Kushner has also given testimony to the special prosecutor.
But Barrack’s business is still going strong, in part as a result of his continuing relations with the Saudis and Emiratis. When his company was looking for partners in its $400 million purchase last year of a landmark Los Angeles office tower, One California Plaza, it sold a $70 million stake to an Israeli insurance company. Another $70 million stake went to a state investment company controlled by the crown prince of Abu Dhabi, in the United Arab Emirates, according to a person familiar with the deal.
What is more, Barrack may profit more directly than ordinary shareholders or executives from the investments he helps bring in, because in some cases, according to Colony NorthStar filings, he earns the extra fees known as carried interest on profits from funds he raised — as if he were a partner in a private equity firm rather than merely a chairman of a publicly traded company.
Friends of Barrack argue that his long history of business in the Persian Gulf shows that the investments are unrelated to any White House connections.
Yet one thing has shifted.
Until recently, Barrack’s most prominent Gulf customers were neither the Emiratis nor the Saudis — but their bitter rivals the Qataris, who bought the film studio Miramax and a Paris soccer team from him, among other marquee properties.
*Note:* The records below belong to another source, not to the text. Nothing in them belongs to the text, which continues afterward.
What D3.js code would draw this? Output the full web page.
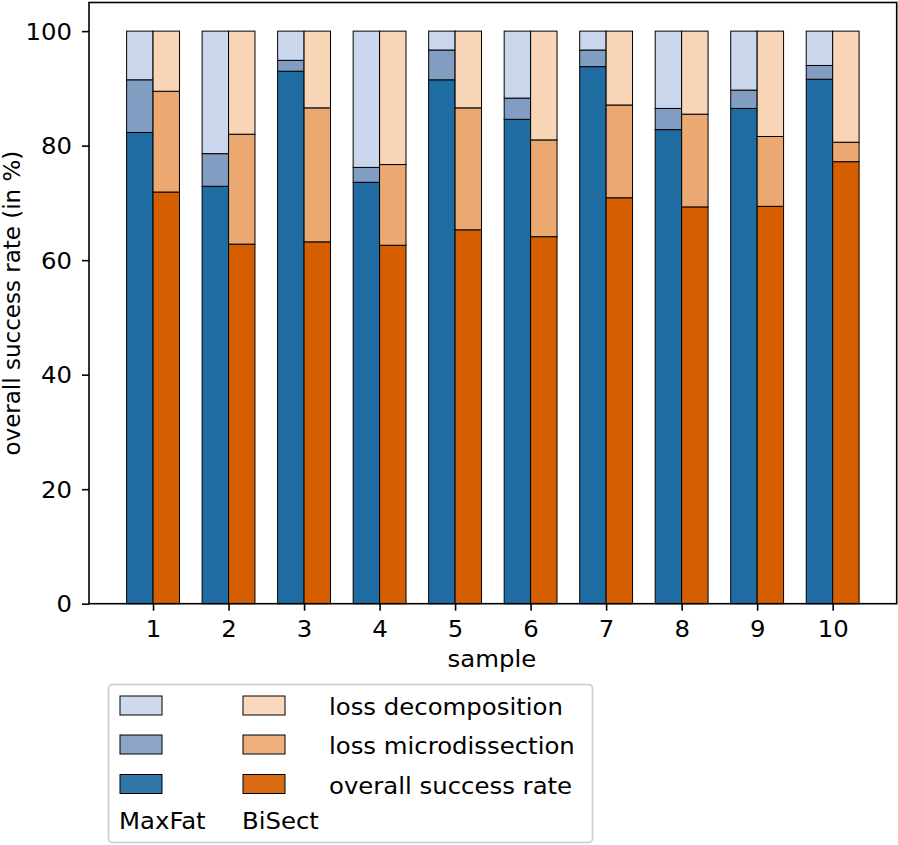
<!DOCTYPE html>
<html>
<head>
<meta charset="utf-8">
<script src="https://cdn.jsdelivr.net/npm/d3@7"></script>
<style>
  html, body { margin: 0; padding: 0; background: #fff; }
  svg { display: block; font-family: "DejaVu Sans", sans-serif; }
</style>
</head>
<body>
<svg id="chart" width="898" height="845"></svg>
<script>
// ---- data ----
const samples = [1, 2, 3, 4, 5, 6, 7, 8, 9, 10];
const yTicks = [0, 20, 40, 60, 80, 100];
const methods = ["MaxFat", "BiSect"];
const segmentLabels = ["overall success rate", "loss microdissection", "loss decomposition"];

const maxfatSuccess = [82.3, 72.9, 93.0, 73.6, 91.5, 84.6, 93.8, 82.8, 86.5, 91.6];
const maxfatLossMicro = [9.2, 5.7, 1.9, 2.6, 5.2, 3.7, 2.9, 3.7, 3.2, 2.4];
const maxfatLossDecomp = [8.5, 21.4, 5.1, 23.8, 3.3, 11.7, 3.3, 13.5, 10.3, 6.0];

const bisectSuccess = [71.9, 62.8, 63.2, 62.6, 65.3, 64.1, 70.9, 69.3, 69.4, 77.2];
const bisectLossMicro = [17.6, 19.2, 23.4, 14.1, 21.3, 16.9, 16.2, 16.2, 12.2, 3.4];
const bisectLossDecomp = [10.5, 18.0, 13.4, 23.3, 13.4, 19.0, 12.9, 14.5, 18.4, 19.4];

// ---- styles ----
const colors = {
  MaxFat: ["#1f6ca3", "#829dc2", "#cad6ec"],
  BiSect: ["#d55e00", "#eca871", "#f8d5b7"]
};
const fontSize = 23;
const sx = 1.06; // horizontal glyph stretch seen in the reference

const svg = d3.select("#chart");
const L = 89, R = 896.7, T = 2.5, B = 603.7;

const x = d3.scaleLinear().domain([0.152, 10.848]).range([L, R]);
const y = d3.scaleLinear().domain([0, 105]).range([B, T]);
const barW = 0.35;

const keys = ["s", "m", "d"];
function rows(s, m, d) {
  return samples.map((k, i) => ({ sample: k, s: s[i], m: m[i], d: d[i] }));
}
const series = {
  MaxFat: d3.stack().keys(keys)(rows(maxfatSuccess, maxfatLossMicro, maxfatLossDecomp)),
  BiSect: d3.stack().keys(keys)(rows(bisectSuccess, bisectLossMicro, bisectLossDecomp))
};
const offsets = { MaxFat: -barW, BiSect: 0 };

methods.forEach(meth => {
  series[meth].forEach((layer, li) => {
    svg.append("g").selectAll("rect").data(layer).join("rect")
      .attr("x", d => x(d.data.sample + offsets[meth]))
      .attr("width", x(barW) - x(0))
      .attr("y", d => y(d[1]))
      .attr("height", d => y(d[0]) - y(d[1]))
      .attr("fill", colors[meth][li])
      .attr("stroke", "#000")
      .attr("stroke-width", 1);
  });
});

// axes frame
svg.append("rect").attr("x", L).attr("y", T).attr("width", R - L).attr("height", B - T)
  .attr("fill", "none").attr("stroke", "#000").attr("stroke-width", 1.6);

const xAxis = svg.append("g").attr("transform", `translate(0,${B})`)
  .call(d3.axisBottom(x).tickValues(samples).tickFormat(d3.format("d")).tickSize(7).tickPadding(10));
const yAxis = svg.append("g").attr("transform", `translate(${L},0)`)
  .call(d3.axisLeft(y).tickValues(yTicks).tickSize(7).tickPadding(10));
[xAxis, yAxis].forEach(a => {
  a.select(".domain").remove();
  a.selectAll("line").attr("stroke", "#000").attr("stroke-width", 1.6);
  a.selectAll("text").attr("font-size", fontSize).attr("fill", "#000")
    .attr("font-family", "DejaVu Sans, sans-serif");
});
xAxis.selectAll("text").attr("transform", `scale(${sx},1)`);
yAxis.selectAll("text").attr("dy", "0.36em").attr("x", 0)
  .attr("transform", `translate(-17,0) scale(${sx},1)`);

function htext(parent, px, py, str, anchor) {
  return parent.append("text")
    .attr("transform", `translate(${px},${py}) scale(${sx},1)`)
    .attr("text-anchor", anchor || "start")
    .attr("font-size", fontSize).attr("fill", "#000").text(str);
}

htext(svg, (L + R) / 2 - 1, 666.5, "sample", "middle");
svg.append("text").attr("transform", `translate(19.5,${(T + B) / 2}) rotate(-90)`)
  .attr("text-anchor", "middle").attr("font-size", fontSize).text("overall success rate (in %)");

// legend
const lg = svg.append("g");
lg.append("rect").attr("x", 108.5).attr("y", 684.5).attr("width", 484).attr("height", 158)
  .attr("rx", 4).attr("fill", "#fff").attr("stroke", "#cccccc").attr("stroke-width", 1.6);
const rowY = [696, 735, 774.5];
const colX = { MaxFat: 120, BiSect: 243 };
methods.forEach(meth => {
  [2, 1, 0].forEach((li, ri) => {
    lg.append("rect").attr("x", colX[meth]).attr("y", rowY[ri]).attr("width", 42).attr("height", 19)
      .attr("fill", colors[meth][li]).attr("fill-opacity", 0.92)
      .attr("stroke", "#000").attr("stroke-width", 1);
  });
  htext(lg, colX[meth] - 1, 828.5, meth);
});
[2, 1, 0].forEach((li, ri) => {
  htext(lg, 329, rowY[ri] + 19, segmentLabels[li]);
});
</script>
</body>
</html>
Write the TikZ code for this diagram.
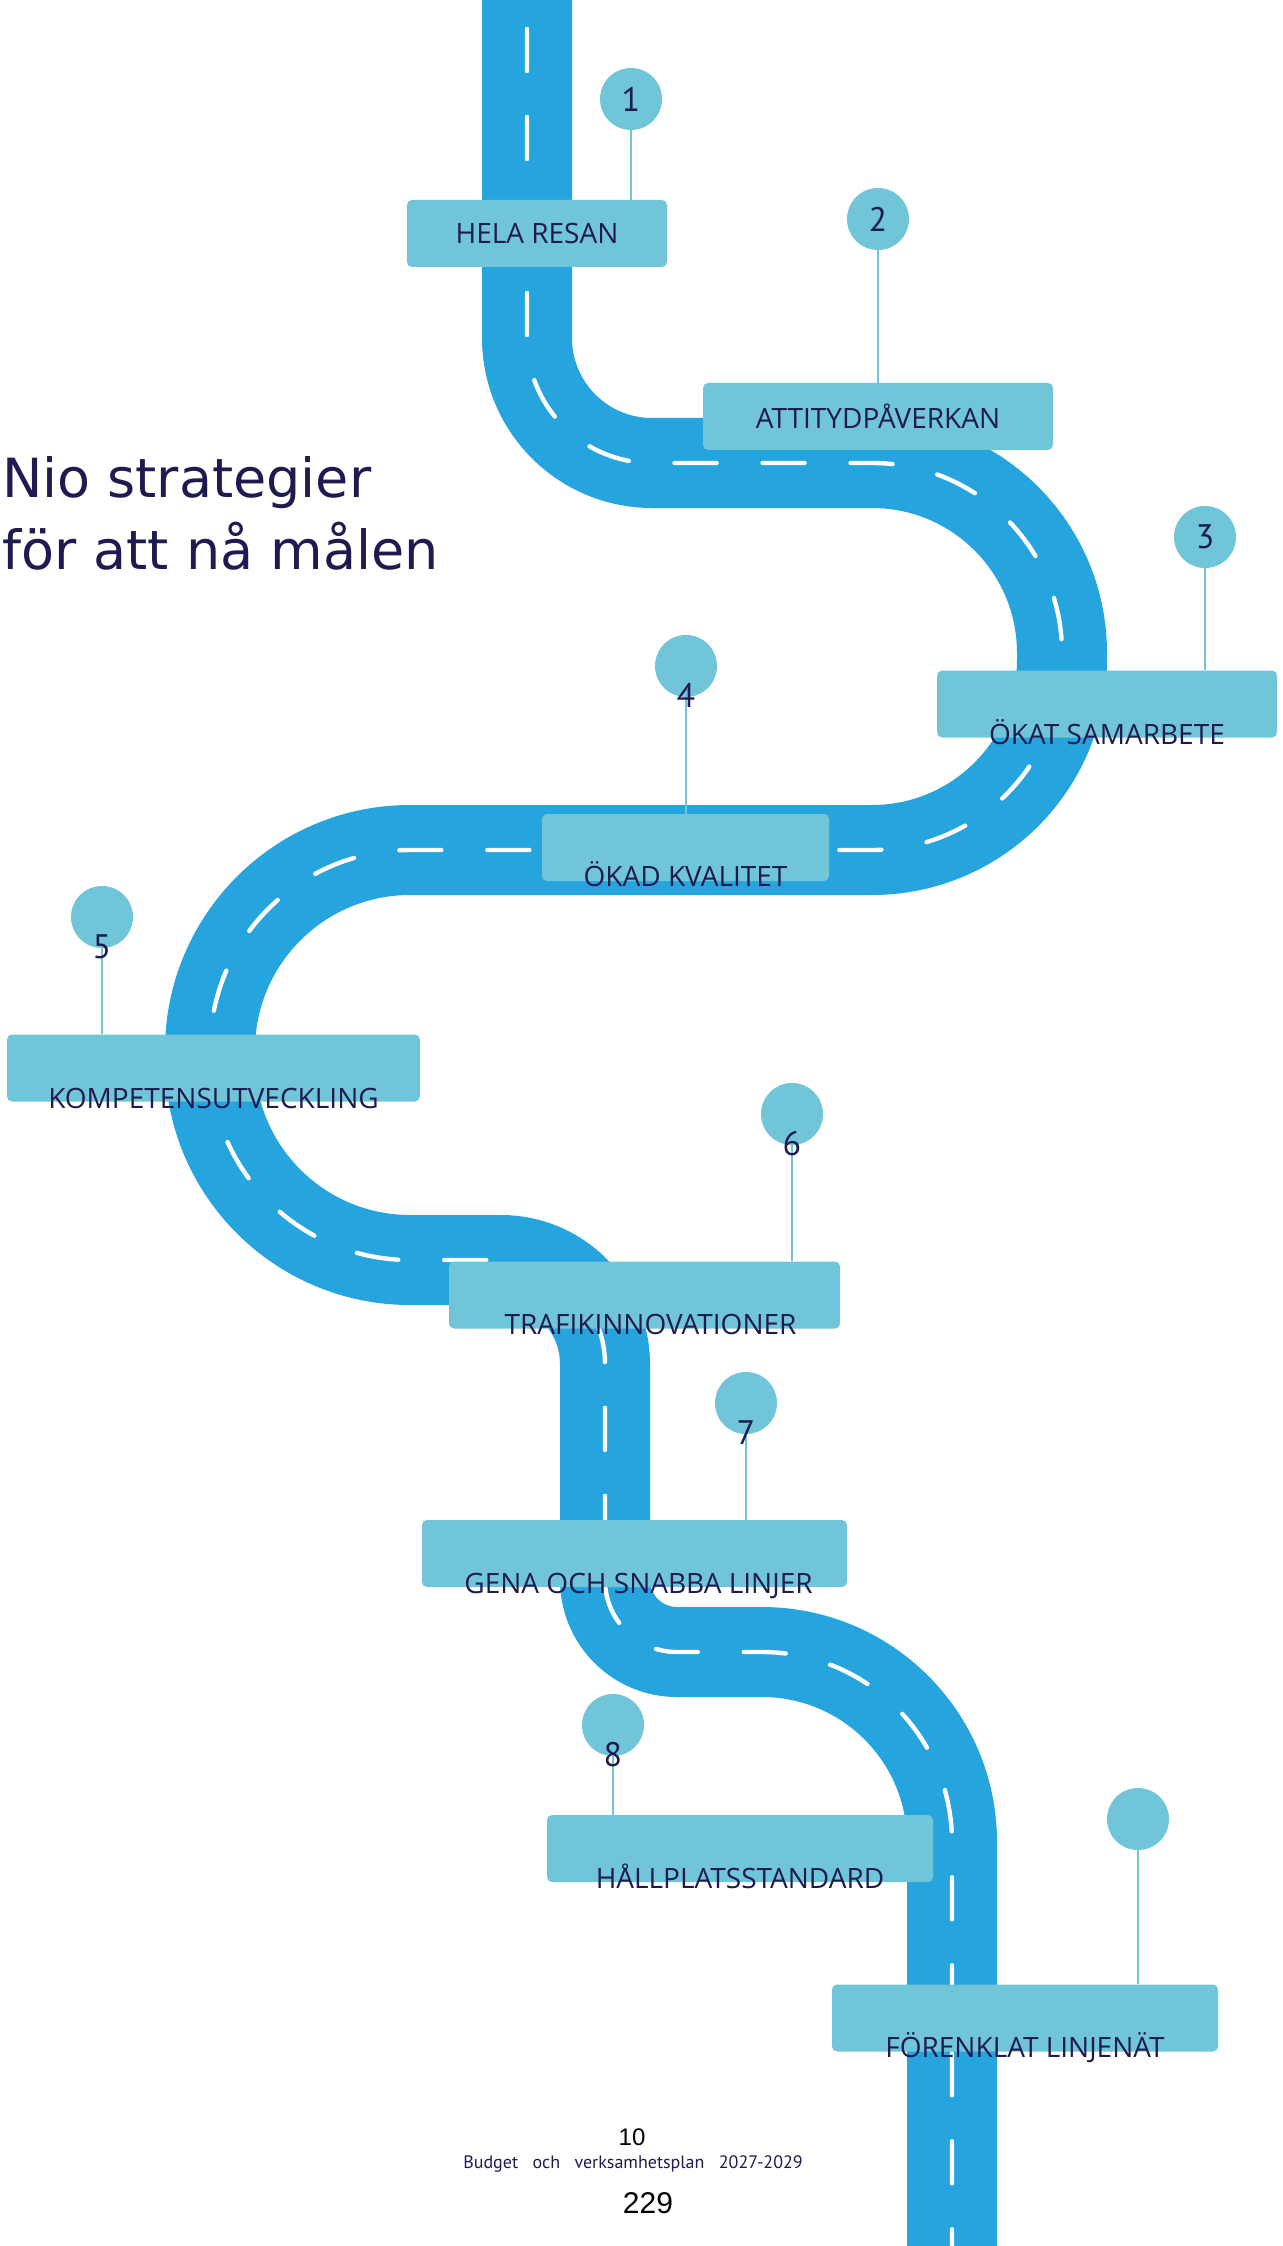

During the campaign, Barrack reached out to the Qataris as well, helping set up a meeting between Trump and the emir of Qatar in Trump Tower in September 2016.
“Tom wanted Qatar to know he arranged it,” said a person involved in meeting, “and he wanted Trump to know he arranged it.”
But Trump’s stance on the dispute with Qatar appears to have cast a shadow over Barrack’s business there: None of the Gulf investments that Barrack’s company has brought in since Trump’s nomination have come from Qatar.
“We still consider Tom a friend and partner,” said a senior Qatari official, speaking on the condition of anonymity to avoid angering the White House. “But with all the recent things that have happened we have suspicions about the level of his involvement in this crisis.”